Basel III’s Second Draft Hands Banks Back the Lending Edge

The Basel III re-proposal closes comment June 18 with lower capital and bank-friendly lending weights. The window to take share back from private credit opens now.

SECTOR INTELLIGENCE DAILY · FINANCIALS · JUNE 8, 2026

The Basel III Endgame re-proposal stops taking comment on June 18, and the version that survived the second draft does something the 2023 draft never did: it lowers aggregate capital and re-prices traditional lending in banks’ favor. The strategic question for every bank CFO is no longer how much capital the rule extracts. It is how fast the balance sheet can be repositioned to take back the lending share that migrated to private credit while the old proposal was pending.

The signal

On March 19, the Federal Reserve, OCC, and FDIC jointly issued three linked proposals: the revised Basel III risk-based capital rule for Category I and II firms, a standardized-approach overhaul for everyone else, and a recalculated G-SIB surcharge. The comment window closes June 18. Unlike the 2023 package, which the agencies estimated would raise large-bank capital roughly 16 to 19 percent, the agencies now project aggregate capital in the system would modestly decrease, while remaining well above pre-crisis levels.

The mechanism that matters is buried in the standardized approach. The proposal re-weights residential real estate by loan-to-value rather than applying a flat charge, and it pulls down risk weights on several traditional lending categories the 2023 draft had penalized. The agencies were explicit about intent: narrow the capital gap between banks and nonbanks, and improve the economics of the lending banks had been ceding.

Why it is a 90-day decision, not a 2027 implementation question

Finalization is expected in 2027. That timeline is the trap. The repricing of competitive position does not wait for the effective date. It begins the moment the direction of the rule is no longer in doubt, and after the second draft, it is not in doubt. Three things are now decidable inside this quarter.

First, the marginal economics of mortgage and CRE origination improve under the proposed risk weights, which changes the hurdle rate on loans a bank may have been routing to a nonbank partner or declining outright. Second, the forward capital trajectory is now flatter and lower than the planning assumptions most banks built in 2024, which frees stress-capital-buffer headroom that has been sitting idle against a rule that is no longer coming. Third, the private-credit funds that took share during the long regulatory uncertainty now face a cost-of-capital comparison that has moved against them for the first time since 2023.

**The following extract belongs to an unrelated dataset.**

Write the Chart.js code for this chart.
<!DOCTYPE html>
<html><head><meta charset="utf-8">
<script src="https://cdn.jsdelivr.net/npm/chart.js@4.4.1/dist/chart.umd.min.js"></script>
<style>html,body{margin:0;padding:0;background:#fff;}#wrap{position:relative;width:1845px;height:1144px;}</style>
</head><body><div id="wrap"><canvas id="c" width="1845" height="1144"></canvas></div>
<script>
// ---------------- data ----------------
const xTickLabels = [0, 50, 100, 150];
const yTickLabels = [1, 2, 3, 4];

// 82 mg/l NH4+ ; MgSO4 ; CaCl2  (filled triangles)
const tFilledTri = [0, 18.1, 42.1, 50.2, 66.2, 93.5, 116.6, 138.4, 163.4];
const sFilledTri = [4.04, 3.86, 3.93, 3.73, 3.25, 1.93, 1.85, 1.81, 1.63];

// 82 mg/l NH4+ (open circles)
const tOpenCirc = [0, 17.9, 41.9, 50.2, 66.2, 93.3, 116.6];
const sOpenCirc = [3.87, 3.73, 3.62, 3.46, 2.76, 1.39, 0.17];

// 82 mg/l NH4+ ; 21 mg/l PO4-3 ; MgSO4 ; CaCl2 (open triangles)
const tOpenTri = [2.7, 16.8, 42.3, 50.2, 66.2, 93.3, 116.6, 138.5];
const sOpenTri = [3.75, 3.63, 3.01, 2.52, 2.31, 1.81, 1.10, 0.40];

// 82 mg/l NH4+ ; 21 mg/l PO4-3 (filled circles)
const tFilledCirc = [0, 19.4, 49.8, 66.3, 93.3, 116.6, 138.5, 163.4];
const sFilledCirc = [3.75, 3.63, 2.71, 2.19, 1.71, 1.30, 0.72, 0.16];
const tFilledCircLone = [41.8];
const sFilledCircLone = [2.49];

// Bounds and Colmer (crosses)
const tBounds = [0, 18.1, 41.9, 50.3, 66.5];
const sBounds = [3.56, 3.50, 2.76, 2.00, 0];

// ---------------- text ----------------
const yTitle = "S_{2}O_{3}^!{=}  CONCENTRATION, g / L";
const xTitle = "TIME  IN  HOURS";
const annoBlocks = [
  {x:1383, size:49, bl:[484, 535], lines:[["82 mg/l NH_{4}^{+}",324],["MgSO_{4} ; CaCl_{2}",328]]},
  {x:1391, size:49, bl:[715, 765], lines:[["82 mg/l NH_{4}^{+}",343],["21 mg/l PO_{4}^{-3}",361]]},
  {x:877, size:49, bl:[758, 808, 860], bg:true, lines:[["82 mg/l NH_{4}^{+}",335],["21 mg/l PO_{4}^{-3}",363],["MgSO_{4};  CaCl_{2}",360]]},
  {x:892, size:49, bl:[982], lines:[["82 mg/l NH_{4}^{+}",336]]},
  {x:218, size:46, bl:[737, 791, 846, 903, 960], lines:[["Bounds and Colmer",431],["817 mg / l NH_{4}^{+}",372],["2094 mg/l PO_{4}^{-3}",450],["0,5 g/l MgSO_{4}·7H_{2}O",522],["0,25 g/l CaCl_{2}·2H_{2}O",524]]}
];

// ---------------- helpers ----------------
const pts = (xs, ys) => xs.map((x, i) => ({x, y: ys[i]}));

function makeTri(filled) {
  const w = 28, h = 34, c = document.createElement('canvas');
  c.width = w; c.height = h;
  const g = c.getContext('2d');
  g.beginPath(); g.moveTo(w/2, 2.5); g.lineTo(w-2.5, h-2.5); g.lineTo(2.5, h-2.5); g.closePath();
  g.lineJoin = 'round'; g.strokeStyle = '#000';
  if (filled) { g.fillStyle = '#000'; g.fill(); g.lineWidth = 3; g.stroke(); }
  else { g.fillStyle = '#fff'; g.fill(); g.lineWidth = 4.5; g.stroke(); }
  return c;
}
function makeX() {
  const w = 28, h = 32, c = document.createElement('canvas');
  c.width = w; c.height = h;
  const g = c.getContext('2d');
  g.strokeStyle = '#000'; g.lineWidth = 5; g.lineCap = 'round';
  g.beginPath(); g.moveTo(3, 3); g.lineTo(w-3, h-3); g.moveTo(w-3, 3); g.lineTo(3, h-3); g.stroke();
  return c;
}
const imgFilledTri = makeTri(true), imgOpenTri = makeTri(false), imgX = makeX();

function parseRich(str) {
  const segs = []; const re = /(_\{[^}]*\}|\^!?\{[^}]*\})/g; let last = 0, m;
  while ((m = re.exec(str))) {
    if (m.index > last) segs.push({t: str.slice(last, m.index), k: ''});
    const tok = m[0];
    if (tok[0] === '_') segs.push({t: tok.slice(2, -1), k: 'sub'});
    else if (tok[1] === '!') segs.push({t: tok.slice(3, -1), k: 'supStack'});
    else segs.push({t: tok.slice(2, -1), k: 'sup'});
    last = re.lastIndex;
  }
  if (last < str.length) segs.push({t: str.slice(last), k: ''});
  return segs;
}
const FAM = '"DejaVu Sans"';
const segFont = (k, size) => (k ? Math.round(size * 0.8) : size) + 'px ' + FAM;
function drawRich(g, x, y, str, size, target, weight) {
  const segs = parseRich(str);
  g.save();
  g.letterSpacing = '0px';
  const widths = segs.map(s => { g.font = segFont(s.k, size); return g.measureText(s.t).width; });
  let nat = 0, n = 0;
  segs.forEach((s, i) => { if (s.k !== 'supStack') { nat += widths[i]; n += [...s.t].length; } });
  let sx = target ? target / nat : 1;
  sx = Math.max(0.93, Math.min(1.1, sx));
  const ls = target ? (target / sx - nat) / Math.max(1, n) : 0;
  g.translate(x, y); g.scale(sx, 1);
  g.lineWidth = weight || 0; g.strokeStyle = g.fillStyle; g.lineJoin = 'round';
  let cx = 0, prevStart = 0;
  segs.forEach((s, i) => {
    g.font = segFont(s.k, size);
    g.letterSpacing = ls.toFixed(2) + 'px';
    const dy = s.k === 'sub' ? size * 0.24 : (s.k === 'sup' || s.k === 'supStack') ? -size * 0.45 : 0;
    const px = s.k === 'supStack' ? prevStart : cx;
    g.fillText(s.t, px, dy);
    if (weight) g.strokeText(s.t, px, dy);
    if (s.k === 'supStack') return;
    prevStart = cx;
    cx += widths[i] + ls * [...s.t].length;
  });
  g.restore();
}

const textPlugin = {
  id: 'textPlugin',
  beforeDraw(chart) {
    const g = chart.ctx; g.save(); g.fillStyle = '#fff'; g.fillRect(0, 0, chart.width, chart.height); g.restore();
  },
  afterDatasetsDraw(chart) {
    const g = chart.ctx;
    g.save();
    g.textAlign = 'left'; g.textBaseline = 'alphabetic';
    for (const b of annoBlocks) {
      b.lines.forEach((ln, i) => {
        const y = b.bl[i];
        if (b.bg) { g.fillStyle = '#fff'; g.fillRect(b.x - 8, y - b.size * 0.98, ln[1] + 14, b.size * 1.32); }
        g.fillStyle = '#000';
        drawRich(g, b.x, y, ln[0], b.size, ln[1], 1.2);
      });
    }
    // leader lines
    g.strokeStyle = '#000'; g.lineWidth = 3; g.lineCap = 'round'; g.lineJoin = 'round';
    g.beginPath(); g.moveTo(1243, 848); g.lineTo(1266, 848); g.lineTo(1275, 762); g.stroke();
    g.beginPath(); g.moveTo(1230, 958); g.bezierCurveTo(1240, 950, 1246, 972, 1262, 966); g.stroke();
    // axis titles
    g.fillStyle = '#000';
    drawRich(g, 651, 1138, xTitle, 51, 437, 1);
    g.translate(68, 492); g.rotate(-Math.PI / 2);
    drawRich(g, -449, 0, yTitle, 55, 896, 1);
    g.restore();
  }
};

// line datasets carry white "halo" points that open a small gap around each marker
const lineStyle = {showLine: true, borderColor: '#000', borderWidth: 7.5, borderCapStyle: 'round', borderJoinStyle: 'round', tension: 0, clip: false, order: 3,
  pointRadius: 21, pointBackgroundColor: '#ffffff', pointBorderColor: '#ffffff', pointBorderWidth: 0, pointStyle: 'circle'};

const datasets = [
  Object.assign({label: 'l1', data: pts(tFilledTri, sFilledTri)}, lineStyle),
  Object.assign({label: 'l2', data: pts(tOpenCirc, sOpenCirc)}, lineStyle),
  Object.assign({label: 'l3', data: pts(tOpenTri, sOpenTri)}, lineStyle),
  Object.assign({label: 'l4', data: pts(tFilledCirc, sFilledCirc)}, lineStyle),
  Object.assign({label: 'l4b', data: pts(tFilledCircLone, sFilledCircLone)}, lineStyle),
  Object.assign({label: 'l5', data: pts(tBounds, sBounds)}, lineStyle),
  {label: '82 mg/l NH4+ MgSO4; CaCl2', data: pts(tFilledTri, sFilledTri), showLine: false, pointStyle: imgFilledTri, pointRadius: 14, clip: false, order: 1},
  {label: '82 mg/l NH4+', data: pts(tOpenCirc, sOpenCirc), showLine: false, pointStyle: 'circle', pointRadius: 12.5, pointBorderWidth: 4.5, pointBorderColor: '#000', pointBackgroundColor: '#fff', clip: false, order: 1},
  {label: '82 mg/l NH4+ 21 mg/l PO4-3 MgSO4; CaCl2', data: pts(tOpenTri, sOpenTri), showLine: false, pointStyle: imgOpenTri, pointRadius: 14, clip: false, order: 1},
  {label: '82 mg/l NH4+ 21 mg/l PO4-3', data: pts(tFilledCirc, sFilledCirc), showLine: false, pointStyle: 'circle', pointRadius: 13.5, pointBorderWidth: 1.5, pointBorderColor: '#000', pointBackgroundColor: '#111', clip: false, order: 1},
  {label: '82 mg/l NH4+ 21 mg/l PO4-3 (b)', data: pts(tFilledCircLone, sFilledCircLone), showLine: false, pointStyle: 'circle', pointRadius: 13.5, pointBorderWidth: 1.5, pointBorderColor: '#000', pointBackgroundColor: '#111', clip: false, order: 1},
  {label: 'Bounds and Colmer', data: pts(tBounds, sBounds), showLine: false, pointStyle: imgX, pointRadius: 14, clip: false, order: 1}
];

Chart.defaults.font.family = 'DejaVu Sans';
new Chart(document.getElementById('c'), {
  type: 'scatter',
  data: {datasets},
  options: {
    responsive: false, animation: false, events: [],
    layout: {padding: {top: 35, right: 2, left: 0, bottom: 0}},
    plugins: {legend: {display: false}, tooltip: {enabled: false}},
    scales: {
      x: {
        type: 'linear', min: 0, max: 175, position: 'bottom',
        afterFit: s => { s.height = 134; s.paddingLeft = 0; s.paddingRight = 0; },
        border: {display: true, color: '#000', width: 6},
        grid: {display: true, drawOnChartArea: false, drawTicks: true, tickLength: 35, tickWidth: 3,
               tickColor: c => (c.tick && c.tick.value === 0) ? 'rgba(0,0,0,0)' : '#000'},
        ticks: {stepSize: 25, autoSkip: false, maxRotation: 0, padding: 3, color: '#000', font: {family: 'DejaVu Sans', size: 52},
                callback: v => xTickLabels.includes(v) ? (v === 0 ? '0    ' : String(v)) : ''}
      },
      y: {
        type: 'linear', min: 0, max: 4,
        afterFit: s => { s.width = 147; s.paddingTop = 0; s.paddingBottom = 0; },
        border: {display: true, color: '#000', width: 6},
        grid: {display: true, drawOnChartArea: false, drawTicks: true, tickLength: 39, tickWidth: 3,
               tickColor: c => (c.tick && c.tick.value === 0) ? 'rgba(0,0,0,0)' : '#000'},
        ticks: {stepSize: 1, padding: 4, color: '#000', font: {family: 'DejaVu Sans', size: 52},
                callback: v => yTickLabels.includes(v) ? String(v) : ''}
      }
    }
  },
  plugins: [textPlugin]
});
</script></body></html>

The capital-buffer corollary

The capital story has a second moving part. On February 4 the Fed extended the deadline for setting 2026 stress capital buffer requirements to October 2027 or October 2028, depending on the firm, while it finalizes a separate rule that would average the maximum CET1 decline across two consecutive supervisory stress tests rather than reacting to a single year. The combined effect of the two workstreams is a capital regime that is both lower in level and lower in volatility than the one banks have been provisioning against. A buffer held against a worst-case single-year draw is overcapitalization once the draw is averaged.

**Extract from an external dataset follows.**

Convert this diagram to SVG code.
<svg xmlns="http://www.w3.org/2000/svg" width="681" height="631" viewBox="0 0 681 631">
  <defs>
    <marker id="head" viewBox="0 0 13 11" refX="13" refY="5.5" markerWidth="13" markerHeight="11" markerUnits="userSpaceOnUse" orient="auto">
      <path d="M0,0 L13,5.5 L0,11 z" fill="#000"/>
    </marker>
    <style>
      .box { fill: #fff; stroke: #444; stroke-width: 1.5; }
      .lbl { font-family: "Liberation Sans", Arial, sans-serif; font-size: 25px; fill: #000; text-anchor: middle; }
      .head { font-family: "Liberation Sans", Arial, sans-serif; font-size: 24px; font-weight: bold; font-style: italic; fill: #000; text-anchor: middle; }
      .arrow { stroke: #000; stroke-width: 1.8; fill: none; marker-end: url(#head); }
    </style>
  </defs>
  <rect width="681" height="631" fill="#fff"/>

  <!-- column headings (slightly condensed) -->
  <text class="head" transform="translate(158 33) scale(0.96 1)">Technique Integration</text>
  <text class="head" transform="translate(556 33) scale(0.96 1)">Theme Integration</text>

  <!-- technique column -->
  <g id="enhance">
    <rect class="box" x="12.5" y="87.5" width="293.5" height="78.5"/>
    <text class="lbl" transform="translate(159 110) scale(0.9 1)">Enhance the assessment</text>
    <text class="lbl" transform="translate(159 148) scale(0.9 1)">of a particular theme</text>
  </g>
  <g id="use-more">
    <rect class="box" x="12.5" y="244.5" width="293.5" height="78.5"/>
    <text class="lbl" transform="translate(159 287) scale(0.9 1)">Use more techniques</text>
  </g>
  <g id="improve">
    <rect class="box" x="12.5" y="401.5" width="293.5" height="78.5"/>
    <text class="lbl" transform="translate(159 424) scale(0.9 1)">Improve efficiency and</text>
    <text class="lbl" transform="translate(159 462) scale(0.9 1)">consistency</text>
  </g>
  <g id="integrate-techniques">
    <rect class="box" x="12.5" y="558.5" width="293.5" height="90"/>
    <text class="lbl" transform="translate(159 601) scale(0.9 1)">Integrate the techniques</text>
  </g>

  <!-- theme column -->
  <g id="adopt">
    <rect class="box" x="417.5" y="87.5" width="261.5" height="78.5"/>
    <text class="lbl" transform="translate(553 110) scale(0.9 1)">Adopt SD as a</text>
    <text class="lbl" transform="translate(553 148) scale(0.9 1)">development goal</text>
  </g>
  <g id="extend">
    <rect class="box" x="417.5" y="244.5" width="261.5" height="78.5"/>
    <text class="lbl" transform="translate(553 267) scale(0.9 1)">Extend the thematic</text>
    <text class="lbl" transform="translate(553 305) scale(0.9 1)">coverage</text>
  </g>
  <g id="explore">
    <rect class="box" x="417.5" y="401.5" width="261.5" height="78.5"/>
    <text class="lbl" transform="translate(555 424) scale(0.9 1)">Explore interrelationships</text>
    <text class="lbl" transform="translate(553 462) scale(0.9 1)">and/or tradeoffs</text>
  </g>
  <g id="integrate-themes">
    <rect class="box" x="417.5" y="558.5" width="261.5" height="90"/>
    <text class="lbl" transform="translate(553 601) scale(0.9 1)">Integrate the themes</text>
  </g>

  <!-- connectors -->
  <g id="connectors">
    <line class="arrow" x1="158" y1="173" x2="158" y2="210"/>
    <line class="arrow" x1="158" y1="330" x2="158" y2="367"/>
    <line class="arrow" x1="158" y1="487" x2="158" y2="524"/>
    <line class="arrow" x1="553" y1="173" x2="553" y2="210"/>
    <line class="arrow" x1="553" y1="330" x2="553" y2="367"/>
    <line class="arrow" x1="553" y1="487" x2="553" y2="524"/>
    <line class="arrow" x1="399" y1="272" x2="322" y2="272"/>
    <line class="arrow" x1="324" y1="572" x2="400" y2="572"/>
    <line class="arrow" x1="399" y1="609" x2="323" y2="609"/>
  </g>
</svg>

The institutions that read this correctly will not wait for the SCB recalculation. They will model the averaged buffer now, identify the capital that is no longer required to be held idle, and decide whether it funds loan growth into the reopened categories, buybacks, or both.

Offensive Advantage

The bank that repositions its origination engine before the rule is final captures share at the cost-of-capital crossover, not after it. Private credit’s pricing power in middle-market and CRE lending was built on a regulatory penalty banks no longer face under the proposed weights. The advantage window is the gap between June 18 and the day competitors finish reading the final 2027 rule. A bank that re-underwrites its declined-loan pipeline against the proposed risk weights this quarter is pricing tomorrow’s rule into today’s book.

Defensive Risk

The proposal is a proposal. The comment file closing June 18 can still move the final weights, and a bank that lends aggressively against draft numbers carries the risk that the standardized approach tightens between now and finalization. The disciplined read is to reposition pricing and pipeline analysis on the proposed weights while holding actual capital deployment to the floor the current rule still requires. Move the analysis now. Move the balance sheet when the rule is signed.

The read

Two years of capital uncertainty handed the lending franchise’s most profitable margins to nonbank competitors who were not carrying the same regulatory weight. The second Basel draft closes that gap deliberately. The banks that win the next cycle are not the ones with the most capital. They are the ones that recognized, in the ten days before the comment file closed, that the cost of waiting for 2027 is measured in share they are still losing today.

Methodology: Primary regulatory source is the joint Federal Reserve, OCC, and FDIC capital re-proposal issued March 19, 2026, comment period closing June 18, 2026, corroborated against the Federal Register stress capital buffer modification docket and Federal Reserve Board statements of February 4, 2026. SEC EDGAR sector filings and XLF flow data were scanned and did not surface a higher-priority Tier 1 signal.